Quel intergroupe pour la culture et les créateurs au Parlement européen ?

30 septembre 2019 par - Vue(s) d'Europe

Après la bataille des élections européennes, et parallèlement au processus en cours de validation des commissaires européens, voici venu le temps de la bataille des intergroupes au Parlement européen. La compétition fait rage pour constituer ces groupes informels, rassemblant de façon transversale des députés de diverses commissions et de groupes politiques, en vue d’avoir des échanges sur des thématiques particulières. Alors que de nombreux postulants sont alignés sur la ligne de départ, la conférence des présidents ne sélectionnera que quelques heureux élus à l’arrivée.

La culture fait partie de ces secteurs qui suscitent un intérêt certain chez les députés et qui connaissent des initiatives concurrentes. A droite, Christian Ehler, député allemand de la droite européenne (PPE), aimerait reconduire l’intergroupe consacré aux industries culturelles et créatives qu’il coprésidait ces 5 dernières années avec la socialiste française Pervenche Bérès (S&D). A gauche, le nouveau député européen écologiste allemand Niklas Nienass espère, lui, impulser un renouveau avec un intergroupe relatif aux créateurs européens.
Dans cette équation, les inconnues sont encore nombreuses, les certitudes aussi finalement.
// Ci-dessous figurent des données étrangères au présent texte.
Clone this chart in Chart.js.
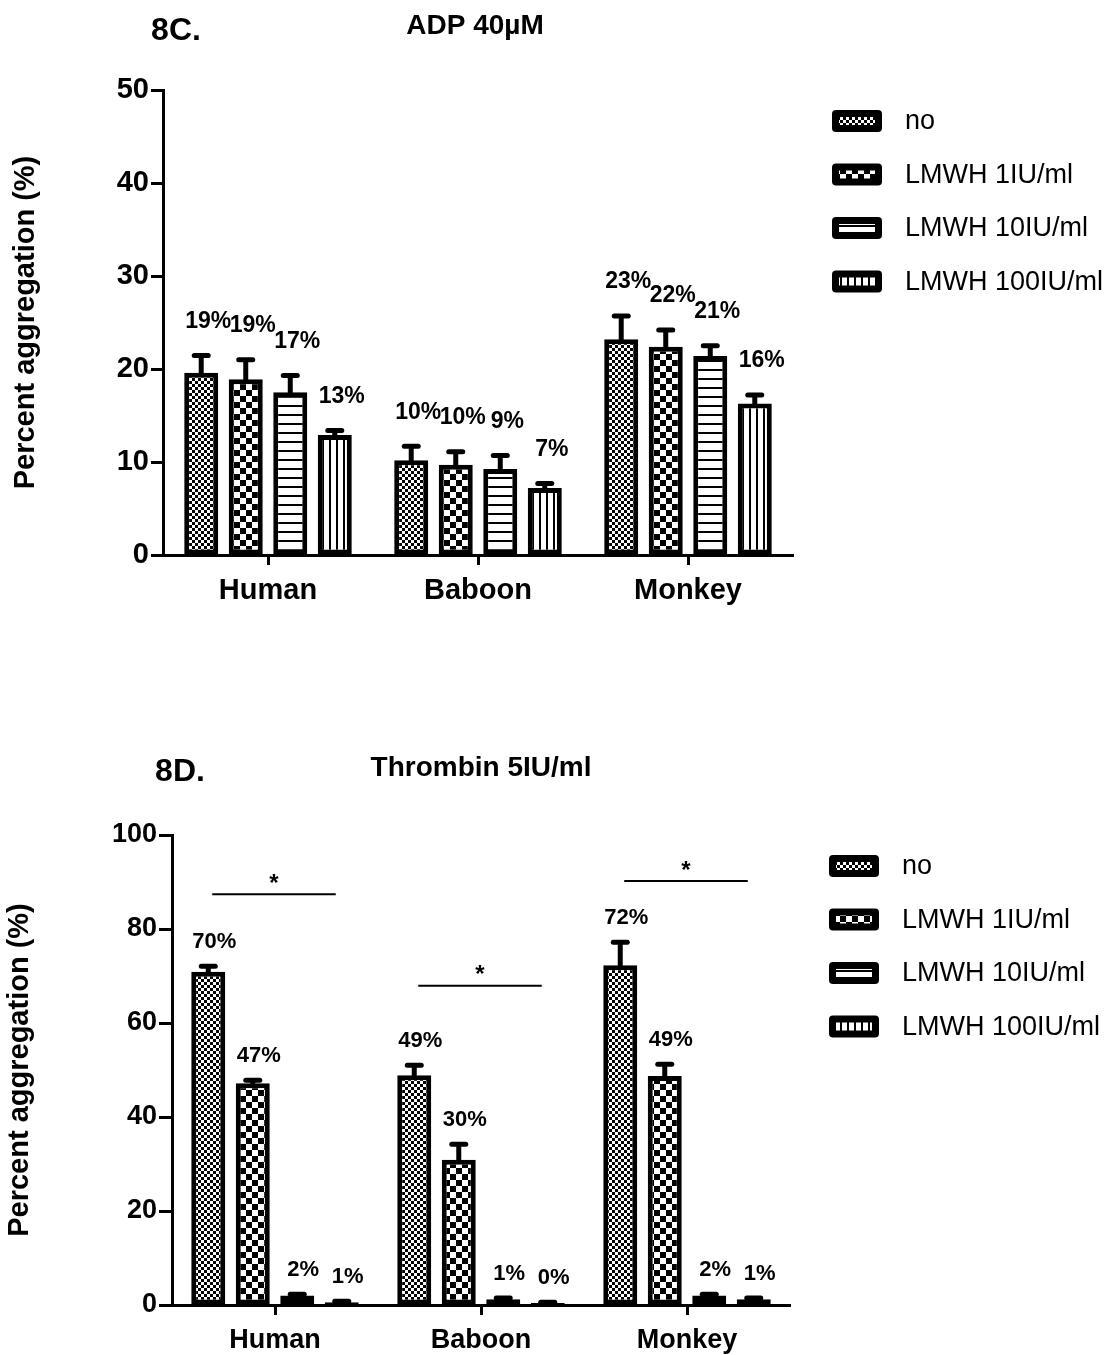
<!DOCTYPE html>
<html>
<head>
<meta charset="utf-8">
<script src="https://cdn.jsdelivr.net/npm/chart.js@4.4.1/dist/chart.umd.min.js"></script>
<style>
  body { margin: 0; background: #fff; }
  canvas { position: absolute; left: 0; }
  #adp { top: 0; }
  #thr { top: 700px; }
</style>
</head>
<body>
<canvas id="adp" width="1113" height="650"></canvas>
<canvas id="thr" width="1113" height="655"></canvas>
<script>
// categories and series
const categories = ['Human', 'Baboon', 'Monkey'];
const seriesNames = ['no', 'LMWH 1IU/ml', 'LMWH 10IU/ml', 'LMWH 100IU/ml'];

// 8C. ADP 40µM  (mean, error, printed label) per category
const adpNo       = [19.6, 10.2, 23.2];
const adpLmwh1    = [18.9, 9.7, 22.4];
const adpLmwh10   = [17.5, 9.25, 21.4];
const adpLmwh100  = [12.9, 7.2, 16.3];
const adpNoErr      = [1.85, 1.5, 2.5];
const adpLmwh1Err   = [2.1, 1.4, 1.8];
const adpLmwh10Err  = [1.8, 1.45, 1.1];
const adpLmwh100Err = [0.5, 0.5, 0.9];
const adpNoLbl      = ['19%', '10%', '23%'];
const adpLmwh1Lbl   = ['19%', '10%', '22%'];
const adpLmwh10Lbl  = ['17%', '9%', '21%'];
const adpLmwh100Lbl = ['13%', '7%', '16%'];
const adpTicks = [0, 10, 20, 30, 40, 50];

// 8D. Thrombin 5IU/ml
const thrNo       = [70.9, 48.9, 72.3];
const thrLmwh1    = [47.2, 30.9, 48.7];
const thrLmwh10   = [2.0, 1.2, 2.0];
const thrLmwh100  = [0.6, 0.4, 1.2];
const thrNoErr      = [1.2, 2.1, 4.9];
const thrLmwh1Err   = [0.6, 3.3, 2.5];
const thrLmwh10Err  = [0.3, 0.3, 0.3];
const thrLmwh100Err = [0.2, 0.2, 0.3];
const thrNoLbl      = ['70%', '49%', '72%'];
const thrLmwh1Lbl   = ['47%', '30%', '49%'];
const thrLmwh10Lbl  = ['2%', '1%', '2%'];
const thrLmwh100Lbl = ['1%', '0%', '1%'];
const thrSigY = [87.4, 67.9, 90.2];   // height of the "*" bracket per category
const thrTicks = [0, 20, 40, 60, 80, 100];

const FONT = '"Liberation Sans", Arial, sans-serif';

function makePatterns(ctx) {
  function pat(w, h, draw) {
    const c = document.createElement('canvas');
    c.width = w; c.height = h;
    const g = c.getContext('2d');
    g.fillStyle = '#fff'; g.fillRect(0, 0, w, h);
    g.fillStyle = '#000';
    draw(g);
    return ctx.createPattern(c, 'repeat');
  }
  return [
    pat(6, 6, g => { g.fillRect(0, 0, 3, 3); g.fillRect(3, 3, 3, 3); }),
    pat(12, 12, g => { g.fillRect(0, 0, 6, 6); g.fillRect(6, 6, 6, 6); }),
    pat(9, 9, g => { g.fillRect(0, 0, 9, 2); }),
    pat(7, 7, g => { g.fillRect(0, 0, 2, 7); })
  ];
}

const extras = {
  id: 'extras',
  afterDatasetsDraw(chart, args, o) {
    const ctx = chart.ctx;
    const ys = chart.scales.y;
    ctx.save();
    ctx.strokeStyle = '#000';
    ctx.fillStyle = '#000';
    chart.data.datasets.forEach((ds, i) => {
      chart.getDatasetMeta(i).data.forEach((bar, j) => {
        const top = ys.getPixelForValue(ds.data[j] + ds.errors[j]);
        ctx.lineWidth = 5;
        ctx.lineCap = 'butt';
        ctx.beginPath(); ctx.moveTo(bar.x, bar.y + 2); ctx.lineTo(bar.x, top); ctx.stroke();
        ctx.lineCap = 'round';
        ctx.beginPath(); ctx.moveTo(bar.x - 7, top); ctx.lineTo(bar.x + 7, top); ctx.stroke();
        ctx.font = 'bold ' + o.labelSize + 'px ' + FONT;
        ctx.textAlign = 'center';
        ctx.textBaseline = 'middle';
        ctx.fillText(ds.pct[j], bar.x + o.labelDx, top - o.labelGap);
      });
    });
    // significance brackets
    if (o.sig) {
      const first = chart.getDatasetMeta(0).data;
      const last = chart.getDatasetMeta(chart.data.datasets.length - 1).data;
      o.sig.forEach((v, j) => {
        const y = ys.getPixelForValue(v);
        const x1 = first[j].x + 4, x2 = last[j].x - 6;
        ctx.lineWidth = 2; ctx.lineCap = 'butt';
        ctx.beginPath(); ctx.moveTo(x1, y); ctx.lineTo(x2, y); ctx.stroke();
        ctx.font = 'bold 24px ' + FONT;
        ctx.textAlign = 'center'; ctx.textBaseline = 'middle';
        ctx.fillText('*', (x1 + x2) / 2, y - 10);
      });
    }
    ctx.restore();
  },
  afterDraw(chart, args, o) {
    const ctx = chart.ctx;
    const a = chart.chartArea;
    ctx.save();
    ctx.fillStyle = '#000';
    ctx.textBaseline = 'middle';
    ctx.textAlign = 'center';
    ctx.font = 'bold 32px ' + FONT;
    ctx.fillText(o.panel, o.panelX, o.panelY);
    ctx.font = 'bold 28px ' + FONT;
    ctx.fillText(o.title, o.titleX, o.titleY);
    // legend
    ctx.textAlign = 'left';
    ctx.font = '27px ' + FONT;
    chart.data.datasets.forEach((ds, i) => {
      const bx = a.right + 39, cy = a.top + 31 + i * 53.5;
      ctx.fillStyle = '#000';
      ctx.beginPath();
      ctx.roundRect(bx, cy - 11, 50, 22, 4);
      ctx.fill();
      ctx.fillStyle = ds.backgroundColor;
      ctx.fillRect(bx + 7, cy - 4, 36, 8);
      ctx.fillStyle = '#000';
      ctx.fillText(ds.label, bx + 73, cy + 1);
    });
    ctx.restore();
  }
};

function buildChart(id, series, errs, lbls, ticks, look) {
  const canvas = document.getElementById(id);
  const pats = makePatterns(canvas.getContext('2d'));
  const datasets = series.map((d, i) => ({
    label: seriesNames[i],
    data: d,
    errors: errs[i],
    pct: lbls[i],
    backgroundColor: pats[i],
    borderColor: '#000',
    borderWidth: 5,
    borderSkipped: false,
    categoryPercentage: look.cp,
    barPercentage: 0.764
  }));
  return new Chart(canvas, {
    type: 'bar',
    data: { labels: categories, datasets: datasets },
    plugins: [extras],
    options: {
      responsive: false,
      animation: false,
      devicePixelRatio: 1,
      layout: { padding: look.padding },
      plugins: {
        legend: { display: false },
        tooltip: { enabled: false },
        extras: look.extras
      },
      scales: {
        x: {
          grid: { drawOnChartArea: false, offset: false, tickLength: 10, tickWidth: 3, tickColor: '#000' },
          border: { color: '#000', width: 3 },
          ticks: { color: '#000', font: { family: FONT, size: look.xSize, weight: 'bold' }, padding: 9 },
          afterFit: s => { s.height = look.xHeight; }
        },
        y: {
          min: ticks[0],
          max: ticks[ticks.length - 1],
          afterBuildTicks: s => { s.ticks = ticks.map(v => ({ value: v })); },
          grid: { drawOnChartArea: false, tickLength: look.yTick, tickWidth: 3, tickColor: '#000' },
          border: { color: '#000', width: 3 },
          ticks: { color: '#000', font: { family: FONT, size: look.ySize, weight: 'bold' }, padding: 2 },
          title: {
            display: true,
            text: 'Percent aggregation (%)',
            color: '#000',
            font: { family: FONT, size: 29, weight: 'bold' },
            padding: { top: look.titlePad, bottom: 0 }
          },
          afterFit: s => { s.width = look.yWidth; }
        }
      }
    }
  });
}

buildChart('adp',
  [adpNo, adpLmwh1, adpLmwh10, adpLmwh100],
  [adpNoErr, adpLmwh1Err, adpLmwh10Err, adpLmwh100Err],
  [adpNoLbl, adpLmwh1Lbl, adpLmwh10Lbl, adpLmwh100Lbl],
  adpTicks,
  {
    cp: 0.848, padding: { top: 90, right: 320, left: 0, bottom: 0 },
    xHeight: 95, yWidth: 163, yTick: 12, xSize: 29, ySize: 29, titlePad: 9,
    extras: { labelSize: 23, labelDx: 7, labelGap: 34, panel: '8C.', panelX: 176, panelY: 31, title: 'ADP 40µM', titleX: 475, titleY: 26 }
  });

buildChart('thr',
  [thrNo, thrLmwh1, thrLmwh10, thrLmwh100],
  [thrNoErr, thrLmwh1Err, thrLmwh10Err, thrLmwh100Err],
  [thrNoLbl, thrLmwh1Lbl, thrLmwh10Lbl, thrLmwh100Lbl],
  thrTicks,
  {
    cp: 0.864, padding: { top: 135, right: 323, left: 0, bottom: 0 },
    xHeight: 50, yWidth: 172, yTick: 13, xSize: 27, ySize: 27, titlePad: 3,
    extras: { labelSize: 22, labelDx: 6, labelGap: 24, sig: thrSigY, panel: '8D.', panelX: 180, panelY: 72, title: 'Thrombin 5IU/ml', titleX: 481, titleY: 68 }
  });
</script>
</body>
</html>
La première d’entre elles est qu’il est indispensable que les enjeux qui traversent le champ culturel au sens large trouvent leur juste place dans le paysage des intergroupes. L’existence d’un intergroupe se penchant les défis de la culture doit être une évidence tant ils transcendent les commissions parlementaires et relèvent de politiques différentes et complémentaires de l’Union. C’est aussi un outil très utile pour faciliter le dialogue des parlementaires avec la société civile, les professionnels et les créateurs.

La seconde repose sur la nécessité pour un intergroupe consacré à la culture de refléter les équilibres politiques du Parlement. La réalité politique de 2019 est celle d’une majorité plus diverse et plus composite que les intergroupes doivent aussi illustrer dans leur leadership, leadership qui doit aussi être respectueux de la parité.

La troisième est la capacité pour un intergroupe de faire le pont, de fédérer et d’investir avec une même énergie l’ensemble des problèmes sur la table. En l’occurrence, les enjeux industriels restent d’une actualité brûlante pour une Europe qui a su se donner des nouvelles règles, via la directive sur les services de médias audiovisuels comme sur le droit d’auteur, et adopter des régulations pour donner aux acteurs européens de la création, de la diffusion, de la distribution de nouvelles armes dans le monde numérique. Ces règles devront se traduire désormais dans chacun des Etats européens, être évaluées et, le cas échéant, renforcées. Le suivi d’un intergroupe ne sera pas de trop pour que l’Europe de la culture et la création continue à avancer.

Mais, l’adoption de la directive sur le droit d’auteur a marqué un acte fondateur qui doit se prolonger. L’Europe qui, pour reprendre des propos de Costa-Gavras au Parlement européen en 2018, « défendait la création mais pas assez les créateurs », a pris conscience qu’il était nécessaire d’améliorer les conditions de rémunération des auteurs.

Pour marcher sur ses deux jambes, un intergroupe culture devra avoir pour objectif de mieux soutenir les industries créatives et culturelles et, en même temps, de porter une attention renouvelée à la situation des créateurs européens.

Renforcer l’égalité entre les femmes et les hommes dans le secteur culturel, défendre le droit moral des créateurs, analyser les pratiques contractuelles dont les auteurs sont souvent les victimes, réfléchir aux garanties minimales qui devraient être réservées aux auteurs, mieux étudier leur situation dans chacun des secteurs culturels à travers l’Europe, analyser les aides directes dont les auteurs (qui en sont exclus) pourraient bénéficier : ce sont autant d’orientations qui devraient être prises en charge d’un intergroupe dédié à la culture.

Pour le dire autrement, dans les semaines à venir, le Parlement européen devra s’atteler à savoir réunir le Yin des industries culturelles et le Yang des créateurs européens pour que l’étage des intergroupes au Parlement européen réserve toujours une place de choix aux enjeux de la culture et de la création.